DJIA: 34,496.51, down 144.67
S&P 500: 4,481.15, down 43.97
Nasdaq: 13,888.82, down 315.35
Stocks lower following Fed minutes
U.S. stocks finished lower on Wednesday as investors grappled with a swift back-up in Treasury yields and digested the Federal Reserve’s (Fed) March meeting minutes. The release revealed that officials “generally agreed” to reduce the size of its nearly $9 trillion balance sheet by $95 billion per month, beginning as soon as their May 4 meeting. The minutes also set the expectation that some of the upcoming interest rate hikes could come in larger 0.50% intervals as policymakers remain committed to clamping down on persistent inflation.

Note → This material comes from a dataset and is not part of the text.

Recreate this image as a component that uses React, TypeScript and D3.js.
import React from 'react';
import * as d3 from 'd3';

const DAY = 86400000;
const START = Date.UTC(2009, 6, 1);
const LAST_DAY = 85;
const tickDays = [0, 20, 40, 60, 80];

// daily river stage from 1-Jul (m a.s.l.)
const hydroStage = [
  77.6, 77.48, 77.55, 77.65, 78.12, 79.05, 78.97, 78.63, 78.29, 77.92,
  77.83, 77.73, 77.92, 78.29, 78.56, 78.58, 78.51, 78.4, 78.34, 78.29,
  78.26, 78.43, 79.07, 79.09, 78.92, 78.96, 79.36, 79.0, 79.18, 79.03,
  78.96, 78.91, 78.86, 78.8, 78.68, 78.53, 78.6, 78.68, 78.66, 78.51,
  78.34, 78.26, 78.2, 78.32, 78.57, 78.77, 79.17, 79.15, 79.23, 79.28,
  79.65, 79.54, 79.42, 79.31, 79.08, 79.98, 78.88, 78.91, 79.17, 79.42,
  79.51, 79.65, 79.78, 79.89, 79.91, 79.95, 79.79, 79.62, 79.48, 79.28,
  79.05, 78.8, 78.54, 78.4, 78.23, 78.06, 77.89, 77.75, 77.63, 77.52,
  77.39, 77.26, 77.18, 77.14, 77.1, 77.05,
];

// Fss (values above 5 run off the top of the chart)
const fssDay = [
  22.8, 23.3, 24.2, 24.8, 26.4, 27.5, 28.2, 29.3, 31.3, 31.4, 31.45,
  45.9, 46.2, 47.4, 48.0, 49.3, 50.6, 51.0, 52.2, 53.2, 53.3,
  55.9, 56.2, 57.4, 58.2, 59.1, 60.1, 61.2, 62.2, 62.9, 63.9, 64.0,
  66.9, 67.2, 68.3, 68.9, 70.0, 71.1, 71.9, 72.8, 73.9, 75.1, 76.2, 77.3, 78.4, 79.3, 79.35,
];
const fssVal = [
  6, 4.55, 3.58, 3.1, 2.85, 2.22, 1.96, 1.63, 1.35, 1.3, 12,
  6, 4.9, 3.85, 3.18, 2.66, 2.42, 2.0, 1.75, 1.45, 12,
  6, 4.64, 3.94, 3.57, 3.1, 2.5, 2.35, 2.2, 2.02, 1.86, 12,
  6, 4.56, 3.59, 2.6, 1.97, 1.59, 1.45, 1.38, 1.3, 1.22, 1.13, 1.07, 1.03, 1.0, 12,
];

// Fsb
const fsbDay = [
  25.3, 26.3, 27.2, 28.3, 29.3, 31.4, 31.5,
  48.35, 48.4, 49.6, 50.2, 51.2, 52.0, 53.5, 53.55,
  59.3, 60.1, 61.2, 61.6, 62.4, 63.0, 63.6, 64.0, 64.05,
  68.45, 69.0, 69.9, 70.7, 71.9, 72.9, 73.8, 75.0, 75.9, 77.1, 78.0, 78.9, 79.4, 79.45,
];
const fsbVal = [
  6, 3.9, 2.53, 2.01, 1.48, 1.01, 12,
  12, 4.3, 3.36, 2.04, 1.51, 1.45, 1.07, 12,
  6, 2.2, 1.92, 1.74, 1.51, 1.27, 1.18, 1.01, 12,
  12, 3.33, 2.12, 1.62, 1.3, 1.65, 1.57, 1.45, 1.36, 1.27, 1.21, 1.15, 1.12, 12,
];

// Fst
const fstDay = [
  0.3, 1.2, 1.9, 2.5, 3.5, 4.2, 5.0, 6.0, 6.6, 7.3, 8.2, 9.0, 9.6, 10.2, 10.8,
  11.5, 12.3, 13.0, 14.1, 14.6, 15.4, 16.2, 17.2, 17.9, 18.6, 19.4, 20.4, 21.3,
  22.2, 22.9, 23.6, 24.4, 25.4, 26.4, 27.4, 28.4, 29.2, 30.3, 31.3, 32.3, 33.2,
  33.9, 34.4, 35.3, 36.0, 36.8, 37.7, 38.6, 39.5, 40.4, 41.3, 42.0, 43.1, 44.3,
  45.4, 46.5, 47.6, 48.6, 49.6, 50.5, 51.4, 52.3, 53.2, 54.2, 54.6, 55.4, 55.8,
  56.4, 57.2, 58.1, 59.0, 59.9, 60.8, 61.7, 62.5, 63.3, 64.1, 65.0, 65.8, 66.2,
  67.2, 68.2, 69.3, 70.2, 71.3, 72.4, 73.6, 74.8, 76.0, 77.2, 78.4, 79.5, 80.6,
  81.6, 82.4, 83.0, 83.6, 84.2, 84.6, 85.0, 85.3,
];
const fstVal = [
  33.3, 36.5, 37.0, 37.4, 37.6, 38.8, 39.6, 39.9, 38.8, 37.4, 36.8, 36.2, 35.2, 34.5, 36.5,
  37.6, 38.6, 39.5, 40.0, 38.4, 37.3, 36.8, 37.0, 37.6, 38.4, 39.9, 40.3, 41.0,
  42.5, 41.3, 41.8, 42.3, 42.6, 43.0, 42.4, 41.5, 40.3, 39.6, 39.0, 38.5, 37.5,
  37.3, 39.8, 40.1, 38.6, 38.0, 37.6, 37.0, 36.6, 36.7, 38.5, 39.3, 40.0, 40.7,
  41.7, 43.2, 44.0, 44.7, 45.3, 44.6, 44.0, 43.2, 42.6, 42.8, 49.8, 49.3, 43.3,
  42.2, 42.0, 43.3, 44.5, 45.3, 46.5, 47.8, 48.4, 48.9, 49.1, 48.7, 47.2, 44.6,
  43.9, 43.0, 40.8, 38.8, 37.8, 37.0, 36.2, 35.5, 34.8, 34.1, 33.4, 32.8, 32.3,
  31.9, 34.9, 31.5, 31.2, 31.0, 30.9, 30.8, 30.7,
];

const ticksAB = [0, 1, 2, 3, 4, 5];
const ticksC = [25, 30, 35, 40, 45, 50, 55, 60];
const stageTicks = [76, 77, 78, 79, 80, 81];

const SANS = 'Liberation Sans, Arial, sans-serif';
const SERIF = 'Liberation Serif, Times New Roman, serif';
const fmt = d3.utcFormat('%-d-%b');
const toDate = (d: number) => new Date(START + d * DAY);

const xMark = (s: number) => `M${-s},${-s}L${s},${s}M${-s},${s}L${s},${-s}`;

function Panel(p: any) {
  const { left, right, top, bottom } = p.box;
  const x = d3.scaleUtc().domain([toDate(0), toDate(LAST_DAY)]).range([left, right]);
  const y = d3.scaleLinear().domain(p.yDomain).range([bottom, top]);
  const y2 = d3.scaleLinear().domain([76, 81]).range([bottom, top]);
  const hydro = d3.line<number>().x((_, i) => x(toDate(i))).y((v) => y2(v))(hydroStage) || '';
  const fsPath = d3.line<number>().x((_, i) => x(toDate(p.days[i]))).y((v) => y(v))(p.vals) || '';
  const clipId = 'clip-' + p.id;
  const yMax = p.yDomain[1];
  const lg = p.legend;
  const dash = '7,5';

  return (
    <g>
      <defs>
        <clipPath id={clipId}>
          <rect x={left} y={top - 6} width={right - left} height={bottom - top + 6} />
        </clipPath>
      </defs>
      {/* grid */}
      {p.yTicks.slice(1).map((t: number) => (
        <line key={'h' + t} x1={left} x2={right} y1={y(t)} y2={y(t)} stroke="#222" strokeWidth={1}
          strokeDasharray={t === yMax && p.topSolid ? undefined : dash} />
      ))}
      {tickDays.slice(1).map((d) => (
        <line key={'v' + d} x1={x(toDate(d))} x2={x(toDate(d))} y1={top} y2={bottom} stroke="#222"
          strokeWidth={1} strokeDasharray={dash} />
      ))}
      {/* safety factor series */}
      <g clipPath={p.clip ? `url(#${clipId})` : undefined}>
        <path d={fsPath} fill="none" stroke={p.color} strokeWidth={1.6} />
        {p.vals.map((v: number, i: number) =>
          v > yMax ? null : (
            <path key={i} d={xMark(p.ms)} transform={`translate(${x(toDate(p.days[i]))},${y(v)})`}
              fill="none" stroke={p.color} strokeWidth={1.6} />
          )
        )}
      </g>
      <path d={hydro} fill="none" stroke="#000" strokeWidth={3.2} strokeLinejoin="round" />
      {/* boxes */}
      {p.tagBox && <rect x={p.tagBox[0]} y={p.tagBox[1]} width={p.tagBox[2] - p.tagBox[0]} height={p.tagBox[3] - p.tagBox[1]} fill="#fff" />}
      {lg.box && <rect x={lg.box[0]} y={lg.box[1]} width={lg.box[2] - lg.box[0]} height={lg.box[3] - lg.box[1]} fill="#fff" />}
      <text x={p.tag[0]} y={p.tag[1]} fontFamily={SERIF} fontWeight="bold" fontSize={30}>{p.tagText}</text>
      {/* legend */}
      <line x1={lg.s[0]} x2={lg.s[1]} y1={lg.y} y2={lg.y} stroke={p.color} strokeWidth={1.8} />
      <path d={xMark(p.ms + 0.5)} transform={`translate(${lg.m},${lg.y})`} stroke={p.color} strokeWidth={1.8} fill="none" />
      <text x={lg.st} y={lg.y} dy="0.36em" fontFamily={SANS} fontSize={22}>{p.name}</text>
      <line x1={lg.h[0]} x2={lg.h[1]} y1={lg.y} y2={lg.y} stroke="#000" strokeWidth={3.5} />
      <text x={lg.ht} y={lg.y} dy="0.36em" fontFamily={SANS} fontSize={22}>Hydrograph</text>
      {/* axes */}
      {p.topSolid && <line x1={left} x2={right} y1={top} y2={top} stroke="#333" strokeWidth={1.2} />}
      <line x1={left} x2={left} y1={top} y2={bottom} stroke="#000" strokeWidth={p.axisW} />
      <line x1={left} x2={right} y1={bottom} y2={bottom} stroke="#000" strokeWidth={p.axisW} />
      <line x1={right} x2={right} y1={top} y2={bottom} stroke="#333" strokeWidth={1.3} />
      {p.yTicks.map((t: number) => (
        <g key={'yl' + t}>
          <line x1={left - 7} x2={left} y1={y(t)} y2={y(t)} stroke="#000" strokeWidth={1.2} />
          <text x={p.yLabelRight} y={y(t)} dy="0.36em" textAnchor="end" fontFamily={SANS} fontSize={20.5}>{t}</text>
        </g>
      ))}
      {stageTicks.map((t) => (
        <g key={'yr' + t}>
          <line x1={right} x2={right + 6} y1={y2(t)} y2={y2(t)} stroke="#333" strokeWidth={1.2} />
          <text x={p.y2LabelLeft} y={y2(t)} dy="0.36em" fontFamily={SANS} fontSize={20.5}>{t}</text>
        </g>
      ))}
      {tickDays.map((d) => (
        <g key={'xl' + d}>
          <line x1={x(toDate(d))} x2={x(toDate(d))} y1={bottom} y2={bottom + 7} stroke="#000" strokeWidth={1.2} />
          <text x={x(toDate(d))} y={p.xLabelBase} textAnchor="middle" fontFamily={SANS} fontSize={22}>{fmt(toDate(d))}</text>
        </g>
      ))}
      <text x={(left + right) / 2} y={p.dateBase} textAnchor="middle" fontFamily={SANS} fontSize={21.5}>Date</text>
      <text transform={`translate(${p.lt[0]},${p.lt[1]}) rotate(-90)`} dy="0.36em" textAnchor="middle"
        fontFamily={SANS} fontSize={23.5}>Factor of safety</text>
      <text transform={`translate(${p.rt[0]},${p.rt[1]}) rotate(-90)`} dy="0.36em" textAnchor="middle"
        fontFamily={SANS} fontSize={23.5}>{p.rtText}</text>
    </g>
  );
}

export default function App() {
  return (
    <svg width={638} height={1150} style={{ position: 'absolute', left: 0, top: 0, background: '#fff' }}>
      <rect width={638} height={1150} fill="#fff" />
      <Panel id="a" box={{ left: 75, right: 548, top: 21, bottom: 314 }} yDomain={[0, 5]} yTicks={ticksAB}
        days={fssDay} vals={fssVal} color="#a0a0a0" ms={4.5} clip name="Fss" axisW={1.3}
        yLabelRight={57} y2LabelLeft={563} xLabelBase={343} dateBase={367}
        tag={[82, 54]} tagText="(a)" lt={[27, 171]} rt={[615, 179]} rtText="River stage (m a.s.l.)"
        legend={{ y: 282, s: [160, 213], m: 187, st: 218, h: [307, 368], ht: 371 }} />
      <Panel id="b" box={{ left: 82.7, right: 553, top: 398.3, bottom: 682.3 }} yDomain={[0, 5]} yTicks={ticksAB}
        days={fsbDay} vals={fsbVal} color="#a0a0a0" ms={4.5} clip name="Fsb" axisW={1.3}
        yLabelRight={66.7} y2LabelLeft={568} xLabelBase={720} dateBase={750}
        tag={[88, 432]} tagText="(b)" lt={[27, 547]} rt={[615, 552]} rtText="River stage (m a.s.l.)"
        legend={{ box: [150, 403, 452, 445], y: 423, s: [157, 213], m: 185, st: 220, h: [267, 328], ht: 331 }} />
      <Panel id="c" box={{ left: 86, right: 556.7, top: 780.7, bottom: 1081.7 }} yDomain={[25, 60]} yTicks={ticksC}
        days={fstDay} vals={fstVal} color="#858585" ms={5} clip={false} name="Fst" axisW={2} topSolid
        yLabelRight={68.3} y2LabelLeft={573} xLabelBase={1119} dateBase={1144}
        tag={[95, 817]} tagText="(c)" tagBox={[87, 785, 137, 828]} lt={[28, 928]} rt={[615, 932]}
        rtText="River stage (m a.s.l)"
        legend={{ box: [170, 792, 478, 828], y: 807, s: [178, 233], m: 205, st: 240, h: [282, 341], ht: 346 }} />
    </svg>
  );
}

The Dow lost 144 points, while the S&P 500 fell 1%. The Nasdaq Composite retreated 2.2%, extending Tuesday’s sell-off in growth-related shares. Six of 11 S&P 500 sectors closed in negative territory, with Consumer Discretionary and Technology stocks leading the downturn. The more traditionally defensive Utilities and Health Care groups were among the outperformers amid the perceived risk-off tone.

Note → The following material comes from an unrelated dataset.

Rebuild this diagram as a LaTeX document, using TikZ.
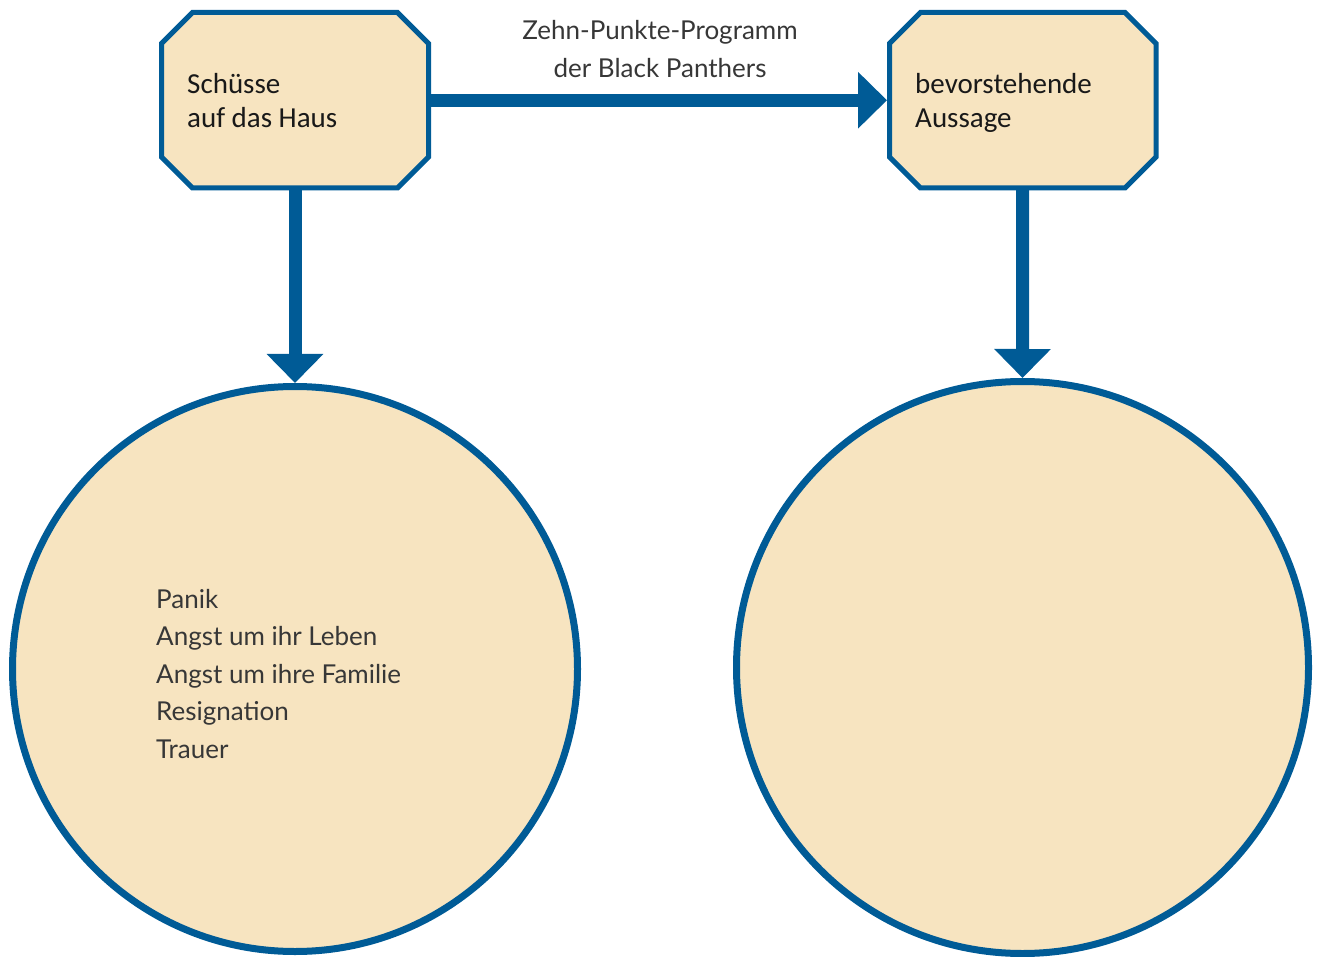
\documentclass[tikz,border=0pt]{standalone}
\usepackage{fontspec}
\setmainfont{Lato}
\newfontfamily\boxfont{Carlito}
\usetikzlibrary{arrows.meta}
\definecolor{frame}{RGB}{0,91,150}
\definecolor{paper}{RGB}{247,228,192}
\definecolor{ink}{RGB}{25,25,25}
\definecolor{softink}{RGB}{55,55,55}
\tikzset{
  octline/.style={draw=frame, fill=paper, line width=5pt, line join=miter},
  anchorbox/.style={rectangle, minimum width=272pt, minimum height=180.5pt, inner sep=0pt, outer sep=0pt},
  bubble/.style={circle, draw=frame, fill=paper, line width=7pt, inner sep=0pt},
  flow/.style={draw=frame, line width=13pt, -{Triangle[width=55pt,length=29pt]}},
  boxtext/.style={anchor=base west, inner sep=0pt, font=\boxfont\fontsize{29}{34}\selectfont, text=ink},
  listtext/.style={anchor=base west, inner sep=0pt, font=\fontsize{26}{37.5}\selectfont, text=softink},
}
% chamfered box outline: centre x, centre y, half width, half height, cut
\newcommand\octpath[5]{%
  \path[octline] (#1-#3+#5,#2-#4) -- (#1+#3-#5,#2-#4) -- (#1+#3,#2-#4+#5)
    -- (#1+#3,#2+#4-#5) -- (#1+#3-#5,#2+#4) -- (#1-#3+#5,#2+#4)
    -- (#1-#3,#2+#4-#5) -- (#1-#3,#2-#4+#5) -- cycle;}
\begin{document}
\begin{tikzpicture}[x=1pt,y=-1pt]
\useasboundingbox (0,0) rectangle (1317,957);
% anchor frames of the two boxes
\node[anchorbox] (shots) at (295,100.25) {};
\node[anchorbox, minimum width=271.5pt] (testimony) at (1022.75,100.25) {};
% result bubbles
\node[bubble, minimum size=565pt] (fear) at (295,669) {};
\node[bubble, minimum size=572pt] (outcome) at (1022.5,667.5) {};
% connectors (start inside the boxes, hidden by their fill)
\draw[flow] (shots.center) -- (testimony.west);
\draw[flow] (shots.center) -- (fear.north);
\draw[flow] (testimony.center) -- (outcome.north);
% box outlines
\octpath{295}{100.25}{133.5}{87.75}{31}
\octpath{1022.75}{100.25}{133.25}{87.75}{31}
% box labels
\node[boxtext] (shotsA) at (187,94) {Schüsse};
\node[boxtext] (shotsB) at (187,128) {auf das Haus};
\node[boxtext] (testA) at (915,93.5) {bevorstehende};
\node[boxtext] (testB) at (915,128) {Aussage};
% connector label
\node[listtext, anchor=base] (progA) at (660,40) {Zehn-Punkte-Programm};
\node[listtext, anchor=base] (progB) at (660,77.5) {der Black Panthers};
% reactions
\node[listtext] (r1) at (156,608) {Panik};
\node[listtext] (r2) at (156,645.5) {Angst um ihr Leben};
\node[listtext] (r3) at (156,683) {Angst um ihre Familie};
\node[listtext] (r4) at (156,720.5) {Resignation};
\node[listtext] (r5) at (156,758) {Trauer};
\end{tikzpicture}
\end{document}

Meanwhile, a rout in longer-dated Treasuries continued as bond markets priced in the most aggressive pace of monetary tightening since 1994. The yield on the 10-year note climbed five basis points (0.05%) to 2.60%, a three-year high, following its biggest single-session increase since March 2020 on Tuesday (+0.15%). Yesterday, Fed Governor Lael Brainard struck a hawkish tone, stating that easing inflation was “of paramount importance” and that the balance sheet run-off would likely occur at a “rapid pace.”
In commodities, West Texas Intermediate crude dropped 4.7% to $97.22/barrel following reports the International Energy Agency would release 60 million barrels of crude, adding to the massive stockpile release announced by the U.S. last week. Separately, data showed an unexpected weekly buildup in domestic crude inventories.